**SUPPLIED DATA**

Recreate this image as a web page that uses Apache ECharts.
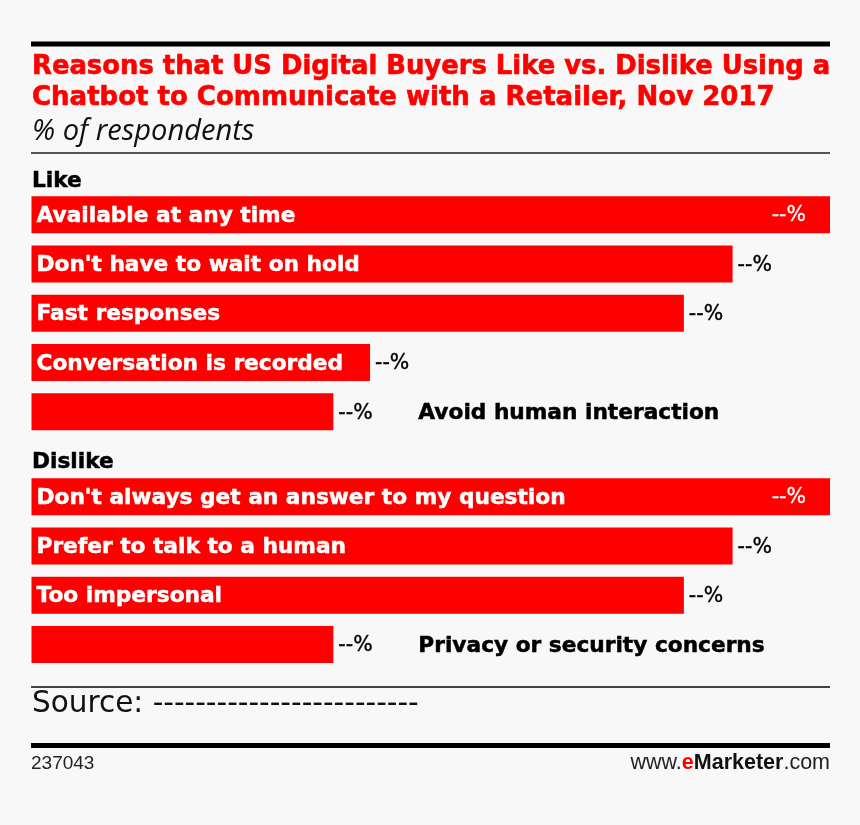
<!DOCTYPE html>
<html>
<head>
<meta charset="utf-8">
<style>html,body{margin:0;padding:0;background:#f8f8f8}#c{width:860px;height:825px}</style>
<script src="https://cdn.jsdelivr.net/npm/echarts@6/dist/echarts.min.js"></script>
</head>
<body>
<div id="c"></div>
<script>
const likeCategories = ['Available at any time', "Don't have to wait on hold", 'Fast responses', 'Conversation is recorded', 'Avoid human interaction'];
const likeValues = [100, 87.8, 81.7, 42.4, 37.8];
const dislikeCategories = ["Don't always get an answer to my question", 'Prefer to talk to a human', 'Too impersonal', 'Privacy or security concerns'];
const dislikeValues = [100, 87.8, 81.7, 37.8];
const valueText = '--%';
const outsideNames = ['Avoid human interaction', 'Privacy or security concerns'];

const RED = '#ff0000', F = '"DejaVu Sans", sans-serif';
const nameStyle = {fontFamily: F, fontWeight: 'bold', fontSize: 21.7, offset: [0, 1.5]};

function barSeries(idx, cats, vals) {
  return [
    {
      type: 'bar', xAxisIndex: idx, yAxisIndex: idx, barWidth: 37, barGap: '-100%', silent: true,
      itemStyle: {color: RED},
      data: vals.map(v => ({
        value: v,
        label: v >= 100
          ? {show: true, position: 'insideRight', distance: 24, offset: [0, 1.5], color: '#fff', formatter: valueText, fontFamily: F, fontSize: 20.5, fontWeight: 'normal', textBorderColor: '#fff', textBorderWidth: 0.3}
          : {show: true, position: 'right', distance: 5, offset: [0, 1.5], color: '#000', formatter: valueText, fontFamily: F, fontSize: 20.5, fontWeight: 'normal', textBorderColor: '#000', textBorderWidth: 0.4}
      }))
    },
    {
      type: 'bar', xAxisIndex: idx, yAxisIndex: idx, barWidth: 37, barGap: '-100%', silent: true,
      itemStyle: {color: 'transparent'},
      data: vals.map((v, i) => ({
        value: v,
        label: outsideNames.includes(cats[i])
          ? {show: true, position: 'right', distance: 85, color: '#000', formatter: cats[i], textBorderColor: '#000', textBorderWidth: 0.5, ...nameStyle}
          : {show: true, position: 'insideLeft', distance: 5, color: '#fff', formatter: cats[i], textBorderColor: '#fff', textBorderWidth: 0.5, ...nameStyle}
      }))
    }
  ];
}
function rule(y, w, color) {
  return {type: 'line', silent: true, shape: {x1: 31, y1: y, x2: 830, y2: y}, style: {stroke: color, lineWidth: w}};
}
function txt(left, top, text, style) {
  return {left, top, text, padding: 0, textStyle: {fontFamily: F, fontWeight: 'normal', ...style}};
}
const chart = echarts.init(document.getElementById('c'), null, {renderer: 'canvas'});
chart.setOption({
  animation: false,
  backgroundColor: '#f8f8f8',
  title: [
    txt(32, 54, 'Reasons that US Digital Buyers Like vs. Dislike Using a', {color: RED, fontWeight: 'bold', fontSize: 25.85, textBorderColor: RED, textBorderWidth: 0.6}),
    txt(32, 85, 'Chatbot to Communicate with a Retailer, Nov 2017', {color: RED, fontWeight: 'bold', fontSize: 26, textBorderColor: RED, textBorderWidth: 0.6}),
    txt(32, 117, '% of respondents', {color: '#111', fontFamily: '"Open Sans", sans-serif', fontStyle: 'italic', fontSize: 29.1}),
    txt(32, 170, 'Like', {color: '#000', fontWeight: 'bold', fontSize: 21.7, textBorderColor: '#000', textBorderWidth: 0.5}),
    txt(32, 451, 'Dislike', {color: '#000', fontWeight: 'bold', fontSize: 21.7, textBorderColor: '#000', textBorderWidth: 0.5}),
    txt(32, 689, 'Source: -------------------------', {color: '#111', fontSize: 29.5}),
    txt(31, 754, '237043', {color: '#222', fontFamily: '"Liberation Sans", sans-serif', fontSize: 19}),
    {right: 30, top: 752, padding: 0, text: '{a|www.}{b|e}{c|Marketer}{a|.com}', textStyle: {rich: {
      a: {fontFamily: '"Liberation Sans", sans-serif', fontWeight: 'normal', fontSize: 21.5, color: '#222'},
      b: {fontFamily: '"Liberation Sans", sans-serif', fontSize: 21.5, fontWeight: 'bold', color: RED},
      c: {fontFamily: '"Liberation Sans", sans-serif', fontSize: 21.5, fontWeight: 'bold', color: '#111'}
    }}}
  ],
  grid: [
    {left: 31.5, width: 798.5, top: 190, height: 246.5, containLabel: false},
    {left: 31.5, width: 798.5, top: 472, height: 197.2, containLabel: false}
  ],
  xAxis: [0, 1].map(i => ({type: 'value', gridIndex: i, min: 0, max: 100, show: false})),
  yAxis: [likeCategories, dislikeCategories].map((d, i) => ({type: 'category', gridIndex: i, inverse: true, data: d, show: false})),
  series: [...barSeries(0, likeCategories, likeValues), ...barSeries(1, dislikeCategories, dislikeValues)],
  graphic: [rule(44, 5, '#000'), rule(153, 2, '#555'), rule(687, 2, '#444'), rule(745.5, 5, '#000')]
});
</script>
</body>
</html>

**GOAL**
Make an exact copy of the data above, pictures excluded.

**CORRECT RESULT**
Recreate this image as a web page that uses Apache ECharts.
<!DOCTYPE html>
<html>
<head>
<meta charset="utf-8">
<style>html,body{margin:0;padding:0;background:#f8f8f8}#c{width:860px;height:825px}</style>
<script src="https://cdn.jsdelivr.net/npm/echarts@6/dist/echarts.min.js"></script>
</head>
<body>
<div id="c"></div>
<script>
const likeCategories = ['Available at any time', "Don't have to wait on hold", 'Fast responses', 'Conversation is recorded', 'Avoid human interaction'];
const likeValues = [100, 87.8, 81.7, 42.4, 37.8];
const dislikeCategories = ["Don't always get an answer to my question", 'Prefer to talk to a human', 'Too impersonal', 'Privacy or security concerns'];
const dislikeValues = [100, 87.8, 81.7, 37.8];
const valueText = '--%';
const outsideNames = ['Avoid human interaction', 'Privacy or security concerns'];

const RED = '#ff0000', F = '"DejaVu Sans", sans-serif';
const nameStyle = {fontFamily: F, fontWeight: 'bold', fontSize: 21.7, offset: [0, 1.5]};

function barSeries(idx, cats, vals) {
  return [
    {
      type: 'bar', xAxisIndex: idx, yAxisIndex: idx, barWidth: 37, barGap: '-100%', silent: true,
      itemStyle: {color: RED},
      data: vals.map(v => ({
        value: v,
        label: v >= 100
          ? {show: true, position: 'insideRight', distance: 24, offset: [0, 1.5], color: '#fff', formatter: valueText, fontFamily: F, fontSize: 20.5, fontWeight: 'normal', textBorderColor: '#fff', textBorderWidth: 0.3}
          : {show: true, position: 'right', distance: 5, offset: [0, 1.5], color: '#000', formatter: valueText, fontFamily: F, fontSize: 20.5, fontWeight: 'normal', textBorderColor: '#000', textBorderWidth: 0.4}
      }))
    },
    {
      type: 'bar', xAxisIndex: idx, yAxisIndex: idx, barWidth: 37, barGap: '-100%', silent: true,
      itemStyle: {color: 'transparent'},
      data: vals.map((v, i) => ({
        value: v,
        label: outsideNames.includes(cats[i])
          ? {show: true, position: 'right', distance: 85, color: '#000', formatter: cats[i], textBorderColor: '#000', textBorderWidth: 0.5, ...nameStyle}
          : {show: true, position: 'insideLeft', distance: 5, color: '#fff', formatter: cats[i], textBorderColor: '#fff', textBorderWidth: 0.5, ...nameStyle}
      }))
    }
  ];
}
function rule(y, w, color) {
  return {type: 'line', silent: true, shape: {x1: 31, y1: y, x2: 830, y2: y}, style: {stroke: color, lineWidth: w}};
}
function txt(left, top, text, style) {
  return {left, top, text, padding: 0, textStyle: {fontFamily: F, fontWeight: 'normal', ...style}};
}
const chart = echarts.init(document.getElementById('c'), null, {renderer: 'canvas'});
chart.setOption({
  animation: false,
  backgroundColor: '#f8f8f8',
  title: [
    txt(32, 54, 'Reasons that US Digital Buyers Like vs. Dislike Using a', {color: RED, fontWeight: 'bold', fontSize: 25.85, textBorderColor: RED, textBorderWidth: 0.6}),
    txt(32, 85, 'Chatbot to Communicate with a Retailer, Nov 2017', {color: RED, fontWeight: 'bold', fontSize: 26, textBorderColor: RED, textBorderWidth: 0.6}),
    txt(32, 117, '% of respondents', {color: '#111', fontFamily: '"Open Sans", sans-serif', fontStyle: 'italic', fontSize: 29.1}),
    txt(32, 170, 'Like', {color: '#000', fontWeight: 'bold', fontSize: 21.7, textBorderColor: '#000', textBorderWidth: 0.5}),
    txt(32, 451, 'Dislike', {color: '#000', fontWeight: 'bold', fontSize: 21.7, textBorderColor: '#000', textBorderWidth: 0.5}),
    txt(32, 689, 'Source: -------------------------', {color: '#111', fontSize: 29.5}),
    txt(31, 754, '237043', {color: '#222', fontFamily: '"Liberation Sans", sans-serif', fontSize: 19}),
    {right: 30, top: 752, padding: 0, text: '{a|www.}{b|e}{c|Marketer}{a|.com}', textStyle: {rich: {
      a: {fontFamily: '"Liberation Sans", sans-serif', fontWeight: 'normal', fontSize: 21.5, color: '#222'},
      b: {fontFamily: '"Liberation Sans", sans-serif', fontSize: 21.5, fontWeight: 'bold', color: RED},
      c: {fontFamily: '"Liberation Sans", sans-serif', fontSize: 21.5, fontWeight: 'bold', color: '#111'}
    }}}
  ],
  grid: [
    {left: 31.5, width: 798.5, top: 190, height: 246.5, containLabel: false},
    {left: 31.5, width: 798.5, top: 472, height: 197.2, containLabel: false}
  ],
  xAxis: [0, 1].map(i => ({type: 'value', gridIndex: i, min: 0, max: 100, show: false})),
  yAxis: [likeCategories, dislikeCategories].map((d, i) => ({type: 'category', gridIndex: i, inverse: true, data: d, show: false})),
  series: [...barSeries(0, likeCategories, likeValues), ...barSeries(1, dislikeCategories, dislikeValues)],
  graphic: [rule(44, 5, '#000'), rule(153, 2, '#555'), rule(687, 2, '#444'), rule(745.5, 5, '#000')]
});
</script>
</body>
</html>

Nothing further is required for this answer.